start Dataset excerpt

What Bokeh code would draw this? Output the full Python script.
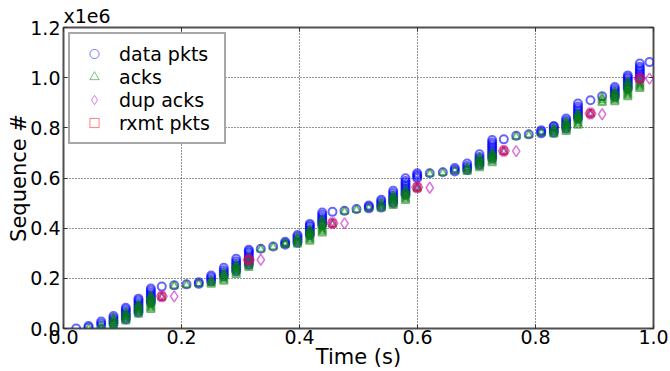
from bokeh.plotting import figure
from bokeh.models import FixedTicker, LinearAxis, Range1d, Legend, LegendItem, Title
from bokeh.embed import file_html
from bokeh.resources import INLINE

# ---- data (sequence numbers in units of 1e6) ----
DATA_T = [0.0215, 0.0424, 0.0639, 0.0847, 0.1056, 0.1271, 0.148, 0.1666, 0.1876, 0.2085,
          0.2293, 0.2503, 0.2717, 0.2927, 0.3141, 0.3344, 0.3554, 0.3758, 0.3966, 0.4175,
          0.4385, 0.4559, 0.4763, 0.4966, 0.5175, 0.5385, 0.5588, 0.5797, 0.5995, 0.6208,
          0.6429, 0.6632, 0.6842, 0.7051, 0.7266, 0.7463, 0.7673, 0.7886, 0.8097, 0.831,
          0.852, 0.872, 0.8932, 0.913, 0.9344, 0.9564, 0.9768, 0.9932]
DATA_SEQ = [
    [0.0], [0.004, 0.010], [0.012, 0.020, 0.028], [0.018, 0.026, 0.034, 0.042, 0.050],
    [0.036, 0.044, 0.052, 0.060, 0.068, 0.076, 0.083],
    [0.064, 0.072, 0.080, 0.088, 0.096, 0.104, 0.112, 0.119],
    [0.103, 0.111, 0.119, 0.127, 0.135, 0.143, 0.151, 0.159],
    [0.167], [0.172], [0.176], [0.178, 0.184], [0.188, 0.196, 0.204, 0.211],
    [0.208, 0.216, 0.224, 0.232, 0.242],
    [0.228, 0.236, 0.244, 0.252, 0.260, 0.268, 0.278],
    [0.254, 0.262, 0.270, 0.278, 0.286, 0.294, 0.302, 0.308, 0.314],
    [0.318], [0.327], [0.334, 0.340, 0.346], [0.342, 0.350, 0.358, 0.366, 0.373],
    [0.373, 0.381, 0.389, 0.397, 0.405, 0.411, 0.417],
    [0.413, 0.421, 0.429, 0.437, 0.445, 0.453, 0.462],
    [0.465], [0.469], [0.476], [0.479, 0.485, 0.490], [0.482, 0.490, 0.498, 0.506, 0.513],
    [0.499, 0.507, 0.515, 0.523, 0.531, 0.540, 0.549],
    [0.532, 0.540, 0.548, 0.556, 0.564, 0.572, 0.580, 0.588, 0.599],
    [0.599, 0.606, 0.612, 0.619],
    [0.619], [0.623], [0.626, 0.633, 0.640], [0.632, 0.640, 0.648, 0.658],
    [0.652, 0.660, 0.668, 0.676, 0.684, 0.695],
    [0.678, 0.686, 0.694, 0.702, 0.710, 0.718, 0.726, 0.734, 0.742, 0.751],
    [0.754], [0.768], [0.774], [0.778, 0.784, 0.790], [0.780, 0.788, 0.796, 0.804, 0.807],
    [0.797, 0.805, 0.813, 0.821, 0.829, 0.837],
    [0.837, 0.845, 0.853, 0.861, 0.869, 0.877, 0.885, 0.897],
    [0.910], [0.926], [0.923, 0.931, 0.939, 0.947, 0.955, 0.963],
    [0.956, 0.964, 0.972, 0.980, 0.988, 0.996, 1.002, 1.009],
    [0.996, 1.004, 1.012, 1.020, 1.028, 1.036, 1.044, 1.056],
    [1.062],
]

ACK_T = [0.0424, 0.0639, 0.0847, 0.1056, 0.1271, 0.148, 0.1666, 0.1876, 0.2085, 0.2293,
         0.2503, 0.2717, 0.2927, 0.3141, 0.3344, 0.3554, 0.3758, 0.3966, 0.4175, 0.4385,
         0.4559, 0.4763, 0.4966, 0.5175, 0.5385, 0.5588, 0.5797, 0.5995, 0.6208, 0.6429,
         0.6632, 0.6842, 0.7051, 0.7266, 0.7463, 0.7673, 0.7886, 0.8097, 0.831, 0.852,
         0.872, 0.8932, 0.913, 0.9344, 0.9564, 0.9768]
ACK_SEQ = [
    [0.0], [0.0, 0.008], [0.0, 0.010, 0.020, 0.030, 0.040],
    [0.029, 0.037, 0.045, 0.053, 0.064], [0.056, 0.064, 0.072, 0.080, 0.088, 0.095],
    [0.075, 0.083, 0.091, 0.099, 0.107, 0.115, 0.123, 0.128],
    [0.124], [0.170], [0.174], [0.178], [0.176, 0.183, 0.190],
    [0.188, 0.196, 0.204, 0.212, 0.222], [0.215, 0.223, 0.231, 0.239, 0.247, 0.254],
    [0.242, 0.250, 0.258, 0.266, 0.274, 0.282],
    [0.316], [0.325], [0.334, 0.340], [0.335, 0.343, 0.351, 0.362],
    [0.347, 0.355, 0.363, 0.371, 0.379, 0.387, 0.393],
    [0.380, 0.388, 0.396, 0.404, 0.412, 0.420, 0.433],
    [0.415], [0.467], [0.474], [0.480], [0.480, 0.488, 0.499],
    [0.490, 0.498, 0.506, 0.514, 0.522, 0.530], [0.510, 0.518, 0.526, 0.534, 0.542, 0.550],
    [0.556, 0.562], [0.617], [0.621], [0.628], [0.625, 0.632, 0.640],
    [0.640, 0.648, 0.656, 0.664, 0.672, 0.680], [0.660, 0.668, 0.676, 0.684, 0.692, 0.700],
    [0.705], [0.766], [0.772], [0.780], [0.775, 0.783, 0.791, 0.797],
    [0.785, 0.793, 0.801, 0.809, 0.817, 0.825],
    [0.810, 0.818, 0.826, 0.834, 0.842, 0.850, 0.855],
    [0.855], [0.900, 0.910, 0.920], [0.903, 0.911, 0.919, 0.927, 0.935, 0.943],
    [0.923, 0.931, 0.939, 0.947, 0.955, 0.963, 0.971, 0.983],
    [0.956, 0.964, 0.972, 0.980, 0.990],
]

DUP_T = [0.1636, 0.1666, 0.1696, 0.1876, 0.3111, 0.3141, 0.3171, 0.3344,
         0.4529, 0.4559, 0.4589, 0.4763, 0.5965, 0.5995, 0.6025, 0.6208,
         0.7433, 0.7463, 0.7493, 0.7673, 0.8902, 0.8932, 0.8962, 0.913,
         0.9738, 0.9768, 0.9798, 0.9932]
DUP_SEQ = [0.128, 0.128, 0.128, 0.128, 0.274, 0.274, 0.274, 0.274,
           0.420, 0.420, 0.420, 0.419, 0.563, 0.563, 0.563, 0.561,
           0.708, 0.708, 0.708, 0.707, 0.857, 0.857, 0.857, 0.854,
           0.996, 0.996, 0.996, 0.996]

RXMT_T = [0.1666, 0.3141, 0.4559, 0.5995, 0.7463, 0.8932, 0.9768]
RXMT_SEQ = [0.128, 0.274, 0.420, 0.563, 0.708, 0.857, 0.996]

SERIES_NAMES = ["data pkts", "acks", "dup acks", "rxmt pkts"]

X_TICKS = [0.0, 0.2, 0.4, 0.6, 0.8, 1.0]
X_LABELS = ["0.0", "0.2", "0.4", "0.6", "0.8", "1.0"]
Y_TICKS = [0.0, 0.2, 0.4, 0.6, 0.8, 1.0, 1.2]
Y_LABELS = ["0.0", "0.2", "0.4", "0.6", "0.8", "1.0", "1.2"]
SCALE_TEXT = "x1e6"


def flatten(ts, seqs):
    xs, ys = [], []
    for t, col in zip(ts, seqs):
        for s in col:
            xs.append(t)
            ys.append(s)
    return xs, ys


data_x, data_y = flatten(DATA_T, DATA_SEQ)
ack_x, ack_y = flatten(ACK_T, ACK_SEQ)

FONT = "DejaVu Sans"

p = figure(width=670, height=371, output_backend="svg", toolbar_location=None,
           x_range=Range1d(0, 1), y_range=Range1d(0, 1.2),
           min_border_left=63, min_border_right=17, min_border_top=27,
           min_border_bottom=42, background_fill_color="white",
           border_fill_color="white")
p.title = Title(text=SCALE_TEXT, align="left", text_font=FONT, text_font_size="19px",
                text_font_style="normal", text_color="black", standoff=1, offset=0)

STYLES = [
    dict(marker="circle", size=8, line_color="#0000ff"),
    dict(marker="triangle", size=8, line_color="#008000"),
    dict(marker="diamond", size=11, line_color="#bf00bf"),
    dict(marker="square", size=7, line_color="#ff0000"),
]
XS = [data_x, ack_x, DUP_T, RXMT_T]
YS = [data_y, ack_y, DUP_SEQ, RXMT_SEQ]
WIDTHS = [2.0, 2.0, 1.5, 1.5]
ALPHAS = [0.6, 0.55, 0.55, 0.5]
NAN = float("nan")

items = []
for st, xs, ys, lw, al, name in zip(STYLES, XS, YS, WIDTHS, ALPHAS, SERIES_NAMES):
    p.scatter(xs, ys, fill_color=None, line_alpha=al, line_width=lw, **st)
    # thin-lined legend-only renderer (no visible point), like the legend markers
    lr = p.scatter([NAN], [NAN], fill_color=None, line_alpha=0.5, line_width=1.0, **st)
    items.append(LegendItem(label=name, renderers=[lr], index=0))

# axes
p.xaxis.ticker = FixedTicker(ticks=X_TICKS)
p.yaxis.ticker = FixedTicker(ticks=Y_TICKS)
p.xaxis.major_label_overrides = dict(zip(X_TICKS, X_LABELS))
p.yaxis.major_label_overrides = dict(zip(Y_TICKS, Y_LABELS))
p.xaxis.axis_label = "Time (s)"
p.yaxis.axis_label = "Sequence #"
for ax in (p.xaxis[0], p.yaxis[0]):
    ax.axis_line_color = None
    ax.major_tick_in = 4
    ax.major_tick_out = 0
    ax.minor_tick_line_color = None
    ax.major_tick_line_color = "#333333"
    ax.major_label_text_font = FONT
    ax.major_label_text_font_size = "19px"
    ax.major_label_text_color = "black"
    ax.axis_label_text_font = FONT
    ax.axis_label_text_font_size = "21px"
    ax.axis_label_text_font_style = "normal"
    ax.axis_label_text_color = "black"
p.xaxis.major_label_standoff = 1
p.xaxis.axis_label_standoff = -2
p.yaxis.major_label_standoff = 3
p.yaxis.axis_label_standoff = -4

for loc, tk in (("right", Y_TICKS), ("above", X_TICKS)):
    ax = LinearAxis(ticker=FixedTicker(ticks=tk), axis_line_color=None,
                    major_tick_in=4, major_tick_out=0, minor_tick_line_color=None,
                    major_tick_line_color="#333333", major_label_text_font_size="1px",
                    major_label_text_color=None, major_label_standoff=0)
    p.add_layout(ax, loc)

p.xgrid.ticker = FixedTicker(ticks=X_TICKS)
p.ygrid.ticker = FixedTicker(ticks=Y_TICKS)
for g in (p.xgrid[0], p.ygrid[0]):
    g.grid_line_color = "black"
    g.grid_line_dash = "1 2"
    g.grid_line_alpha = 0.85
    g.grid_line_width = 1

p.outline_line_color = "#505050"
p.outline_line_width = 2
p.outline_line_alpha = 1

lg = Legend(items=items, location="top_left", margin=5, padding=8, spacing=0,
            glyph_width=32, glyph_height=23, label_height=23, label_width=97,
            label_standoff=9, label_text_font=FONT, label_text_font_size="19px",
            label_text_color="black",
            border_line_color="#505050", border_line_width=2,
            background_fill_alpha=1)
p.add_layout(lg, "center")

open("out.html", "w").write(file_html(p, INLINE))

end Dataset excerpt

Instructions for the task: Pictures stay out. Repeat only the lines from the beginning of the data through the line that has "from bokeh.resources import INLINE".

Exercise answer:
What Bokeh code would draw this? Output the full Python script.
from bokeh.plotting import figure
from bokeh.models import FixedTicker, LinearAxis, Range1d, Legend, LegendItem, Title
from bokeh.embed import file_html
from bokeh.resources import INLINE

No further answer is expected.